II. God wants to make the very best He can of each of his children.—He puts us on His wheel, and subjects us to the discipline which He deems most likely to secure our greatest blessedness and usefulness. But, alas! how often He finds a marred vessel left on His hands when He desired and sought perfect beauty and strength! This is through no failure on His part, but because some bubble of vanity or grit of self-will has hindered Him.
When, however, this is the case He does not cast us utterly away, but puts us afresh upon the wheel, and ‘makes us again.’ If He cannot do what He desired at the first, He will still make the best of us, and the weakness of God is stronger than men. Let God take a life which has proved a failure; He can make of what remains of it more than men could make with all earthly advantages on their side, and with nothing to hinder its regular development.
III. When Jeremiah approached the men of Judah with a fresh message they said, ‘There is no hope.’—We must take care not to drive people to renounce hope. But what a terrible mistake it is to leave the flowing water from the rock smitten on Calvary, refreshing as ice-cold water in a sultry land.

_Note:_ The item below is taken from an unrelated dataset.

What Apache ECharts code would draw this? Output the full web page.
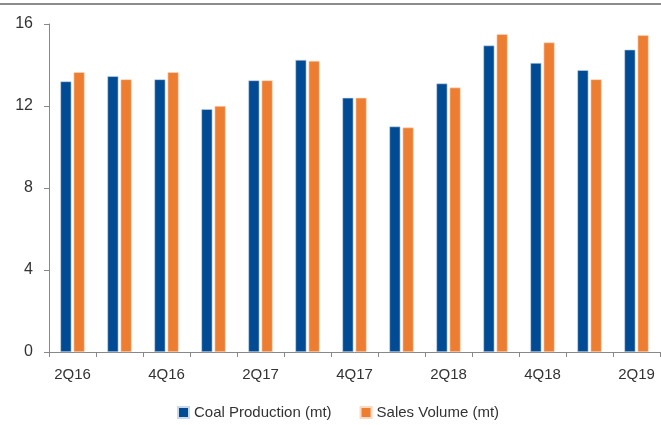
<!DOCTYPE html>
<html>
<head>
<meta charset="utf-8">
<script src="https://cdn.jsdelivr.net/npm/echarts@6/dist/echarts.min.js"></script>
<style>
  html, body { margin: 0; padding: 0; background: #fff; }
  #chart { width: 661px; height: 425px; }
</style>
</head>
<body>
<div id="chart"></div>
<script>
  // quarters
  var quarters = ['2Q16', '3Q16', '4Q16', '1Q17', '2Q17', '3Q17', '4Q17',
                  '1Q18', '2Q18', '3Q18', '4Q18', '1Q19', '2Q19'];

  // coal production (mt)
  var coalProduction = [13.2, 13.45, 13.3, 11.85, 13.25, 14.25, 12.4,
                        11.0, 13.1, 14.95, 14.1, 13.75, 14.75];

  // sales volume (mt)
  var salesVolume = [13.65, 13.3, 13.65, 12.0, 13.25, 14.2, 12.4,
                     10.95, 12.9, 15.5, 15.1, 13.3, 15.45];

  var yTicks = [0, 4, 8, 12, 16];

  var myChart = echarts.init(document.getElementById('chart'));

  var option = {
    animation: false,
    textStyle: { fontFamily: 'Liberation Sans, Arial, sans-serif' },

    // thin rule across the top
    graphic: [{
      type: 'line',
      shape: { x1: 0, y1: 4, x2: 661, y2: 4 },
      style: { stroke: '#8c8c8c', lineWidth: 2 }
    }],

    grid: { left: 49, right: 1, top: 24, bottom: 73 },

    legend: {
      top: 400,
      left: 172,
      itemWidth: 11,
      itemHeight: 11,
      itemGap: 28,
      icon: 'rect',
      textStyle: { color: '#333', fontSize: 15, fontFamily: 'Liberation Sans, Arial, sans-serif' },
      data: ['Coal Production (mt)', 'Sales Volume (mt)']
    },

    xAxis: [{
      type: 'category',
      data: quarters,
      boundaryGap: true,
      axisLine: { show: true, lineStyle: { color: '#888', width: 1 } },
      axisTick: { show: true, alignWithLabel: false, interval: 0, length: 5, lineStyle: { color: '#888' } },
      axisLabel: { interval: 1, color: '#333', fontSize: 15, margin: 15 },
      splitLine: { show: false }
    }],

    yAxis: [{
      type: 'value',
      min: yTicks[0],
      max: yTicks[yTicks.length - 1],
      interval: 4,
      axisLine: { show: true, lineStyle: { color: '#888', width: 1 } },
      axisTick: { show: true, length: 5, lineStyle: { color: '#888' } },
      axisLabel: { color: '#333', fontSize: 16, margin: 16 },
      splitLine: { show: false }
    }],

    series: [
      {
        name: 'Coal Production (mt)',
        type: 'bar',
        barWidth: 11,
        barGap: '20%',
        itemStyle: { color: '#004b93', borderColor: '#c9d8ea', borderWidth: 0.6 },
        data: coalProduction
      },
      {
        name: 'Sales Volume (mt)',
        type: 'bar',
        barWidth: 11,
        barGap: '20%',
        itemStyle: { color: '#ed7d31', borderColor: '#fbd9c2', borderWidth: 0.6 },
        data: salesVolume
      }
    ]
  };

  myChart.setOption(option);
</script>
</body>
</html>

IV. The people turned against their best friend; because he warned them, they hated him; when he spoke good for them, they returned evil.—He had not fully learned that law which our Master Christ laid down, that we were to forgive until seventy times seven. His expression savours of a vindictiveness which grates upon the ears attuned to the voice and spirit of Jesus; but we must never forget that he stood as the representative of God, amidst a godless nation, and was eager that God should vindicate Himself in His judgments upon His persecutors.
Illustration
‘If there is any force or worth in the analogy at all, it must mean that there is a form according to which God is seeking to mould men and nations. It must imply that He is patiently, continually, working for the accomplishment of this purpose. Here, then, was the mystery of a people’s repentance. If they acknowledged the Will which was working upon them, if at any time they yielded to it and desired to be formed by it, this was that conversion and inward change which He was seeking to produce.’